1. Name one or two key factors that prompted the original idea for this book.
As a culture, the U.S. has lost the ability to understand people with whom we disagree. We vilify and demonize those who have different religious, political, or cultural views and values than we do. I wanted to find a way to practice empathizing with those we view as villains, and where better to start than with the villains of Scripture? If we can put them in their historical context, we can begin to practice a little creative empathy. And if we can do it with Cain, Delilah, Jezebel, Herod, Herodias, Judas, and even Satan, then maybe we can imagine reaching across the aisle to make friends.
I believe friendship is a distinctively Christian practice. The heart of the Good News about Jesus is that God befriended us when we were His enemies. If we can learn to imitate this, if we can make friends of enemies, we become a distinctly Christian community in a world that desperately needs more friends and fewer foes.
2. What three key takeaways from this book would you like for the reader to experience?
First, no one is a villain in his or her own mind. We all do what we consider right at the time. This includes the bad guys and gals of the Bible, and it includes the people we view as “the enemy.”
Second, before we can disagree with someone, we have to be able to say we understand. And once we begin to understand someone, we begin to see their humanity. That’s the image of God in them, and we can only respond to God’s image with love. So seeking understanding paves the way to a genuine love for our enemies.
Finally, we have much more in common with our villains and enemies than we do with God. We are all sinners, and the seeds of villainy live in our hearts as well. By practicing empathy for these villains, we can better see the seeds of sin in our lives and pluck them before they bear deadly fruit.
3. Do you have a favorite passage or chapter in this book?

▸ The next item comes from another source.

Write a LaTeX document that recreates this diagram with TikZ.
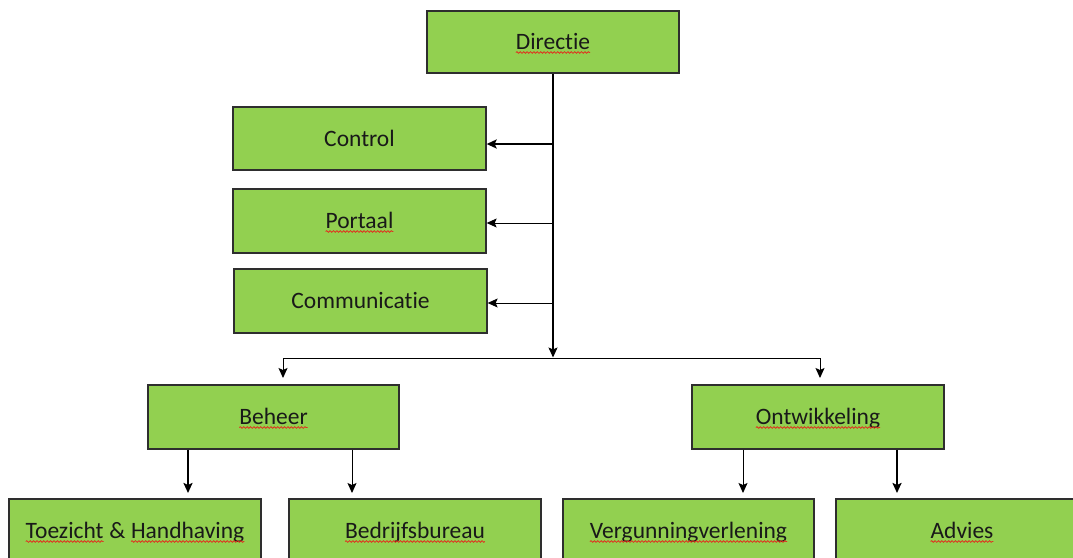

Probably the Delilah short story. I was nervous about writing any fiction, and to write from a female perspective was even more daunting. But her story came to me almost in whole cloth, including the seven-part structure. Writing in flashback is a tricky storytelling device, but I think it worked well. I’m actually a little worried that people will think Delilah made the right decision when they see Samson through her eyes!

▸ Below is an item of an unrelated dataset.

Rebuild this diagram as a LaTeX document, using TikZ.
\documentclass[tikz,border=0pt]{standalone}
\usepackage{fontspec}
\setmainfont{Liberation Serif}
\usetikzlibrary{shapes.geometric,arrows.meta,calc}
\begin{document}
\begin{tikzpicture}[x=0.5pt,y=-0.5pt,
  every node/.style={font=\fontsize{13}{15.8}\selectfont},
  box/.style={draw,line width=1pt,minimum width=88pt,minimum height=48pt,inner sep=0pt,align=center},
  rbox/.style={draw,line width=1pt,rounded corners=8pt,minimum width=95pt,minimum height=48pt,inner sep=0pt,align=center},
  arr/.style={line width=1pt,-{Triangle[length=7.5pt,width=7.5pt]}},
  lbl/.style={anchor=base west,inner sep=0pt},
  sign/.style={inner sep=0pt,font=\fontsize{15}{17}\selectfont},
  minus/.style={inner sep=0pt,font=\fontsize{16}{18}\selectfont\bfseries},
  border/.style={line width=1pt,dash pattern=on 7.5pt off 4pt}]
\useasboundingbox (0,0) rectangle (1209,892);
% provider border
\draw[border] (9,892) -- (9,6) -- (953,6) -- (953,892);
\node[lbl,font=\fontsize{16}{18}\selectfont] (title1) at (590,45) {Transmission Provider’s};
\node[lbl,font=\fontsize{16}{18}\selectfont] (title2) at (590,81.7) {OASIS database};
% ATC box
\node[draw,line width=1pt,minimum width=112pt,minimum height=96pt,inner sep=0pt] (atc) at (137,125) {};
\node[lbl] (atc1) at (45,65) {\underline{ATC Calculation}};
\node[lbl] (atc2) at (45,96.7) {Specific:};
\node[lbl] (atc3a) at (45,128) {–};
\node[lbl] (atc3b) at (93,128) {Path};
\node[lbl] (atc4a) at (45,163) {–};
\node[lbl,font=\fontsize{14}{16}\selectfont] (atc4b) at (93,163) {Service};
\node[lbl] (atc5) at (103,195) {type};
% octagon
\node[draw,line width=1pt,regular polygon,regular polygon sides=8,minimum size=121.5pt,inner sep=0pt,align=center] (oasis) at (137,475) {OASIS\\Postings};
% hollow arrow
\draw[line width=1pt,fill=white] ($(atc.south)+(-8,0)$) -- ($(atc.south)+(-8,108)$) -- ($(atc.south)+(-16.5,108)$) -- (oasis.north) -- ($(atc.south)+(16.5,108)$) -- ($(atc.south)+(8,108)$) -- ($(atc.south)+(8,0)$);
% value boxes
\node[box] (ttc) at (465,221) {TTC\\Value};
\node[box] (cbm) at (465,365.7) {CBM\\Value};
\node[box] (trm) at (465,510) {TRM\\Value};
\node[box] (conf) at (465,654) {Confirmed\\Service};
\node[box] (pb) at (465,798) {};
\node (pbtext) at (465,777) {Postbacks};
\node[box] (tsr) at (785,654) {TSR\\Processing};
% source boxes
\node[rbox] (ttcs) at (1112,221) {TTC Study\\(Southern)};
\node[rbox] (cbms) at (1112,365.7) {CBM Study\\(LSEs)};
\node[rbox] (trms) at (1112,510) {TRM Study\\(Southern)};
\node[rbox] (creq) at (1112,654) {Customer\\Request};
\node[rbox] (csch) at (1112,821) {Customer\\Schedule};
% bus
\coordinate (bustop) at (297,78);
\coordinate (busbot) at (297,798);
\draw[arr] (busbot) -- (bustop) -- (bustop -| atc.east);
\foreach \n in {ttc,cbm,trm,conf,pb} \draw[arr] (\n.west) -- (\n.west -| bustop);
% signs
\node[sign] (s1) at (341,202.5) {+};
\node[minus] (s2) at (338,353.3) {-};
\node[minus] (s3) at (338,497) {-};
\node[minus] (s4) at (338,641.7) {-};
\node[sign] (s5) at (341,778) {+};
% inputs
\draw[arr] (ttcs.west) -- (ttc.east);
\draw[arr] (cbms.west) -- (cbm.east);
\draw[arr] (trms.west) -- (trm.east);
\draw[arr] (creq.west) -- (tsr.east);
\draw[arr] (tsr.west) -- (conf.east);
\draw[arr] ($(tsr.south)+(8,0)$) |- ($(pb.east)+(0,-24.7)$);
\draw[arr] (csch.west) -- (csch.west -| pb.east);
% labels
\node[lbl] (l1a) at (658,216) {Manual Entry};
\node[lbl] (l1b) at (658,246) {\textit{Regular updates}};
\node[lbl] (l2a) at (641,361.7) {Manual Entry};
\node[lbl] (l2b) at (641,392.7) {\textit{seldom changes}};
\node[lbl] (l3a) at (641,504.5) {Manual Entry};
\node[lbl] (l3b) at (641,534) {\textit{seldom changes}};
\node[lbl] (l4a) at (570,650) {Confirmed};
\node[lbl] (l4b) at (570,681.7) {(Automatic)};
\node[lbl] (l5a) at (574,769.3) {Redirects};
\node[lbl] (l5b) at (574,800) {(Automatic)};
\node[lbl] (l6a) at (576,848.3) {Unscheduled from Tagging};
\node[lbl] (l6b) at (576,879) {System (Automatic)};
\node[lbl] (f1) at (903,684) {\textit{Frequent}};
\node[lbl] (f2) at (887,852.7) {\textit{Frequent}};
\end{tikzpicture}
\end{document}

4. What specific ways can this book equip, encourage, or instruct ministers?
In a practical sense, this is probably great sermon and Sunday School fodder. Much biblical and historical work was done in the non-fiction sections, and I found that little research had been done on these Biblical personalities. My own congregation has enjoyed working through this material and has found it spiritually profitable. On a personal level, I hope it will be encouraging. Every church is (and should be!) filled with people who don’t see eye to eye. Some of the most painful moments in pastoring come when we sit across the table from someone who disagrees with us (and doesn’t disagree well). I hope Empathy can be a guide and spur us to love those who are different from us, and that our churches become stronger for it.
5. If you were sitting beside the reader, what portion of the book would want him or her to spend extra time on, and why? BONUS: In that section, what might you add that could clarify and emphasize your goal for the section and the book?
I would love to see someone spend some extra time in the non-fiction reflection I did for Satan, particularly where I relate him to the older brother in the prodigal son story. So often we become barriers to God’s grace and mercy, all the while imagining ourselves to be God’s favored children. If there is one thing we could do much better, it would be to be a people of radical hospitality, known for welcoming those who found welcome nowhere else (because that’s how God welcomes us).
JR MADILL FORASTEROS is the teaching and discipleship pastor at Catalyst Community Church, a Nazarene congregation in Rowlett, Texas.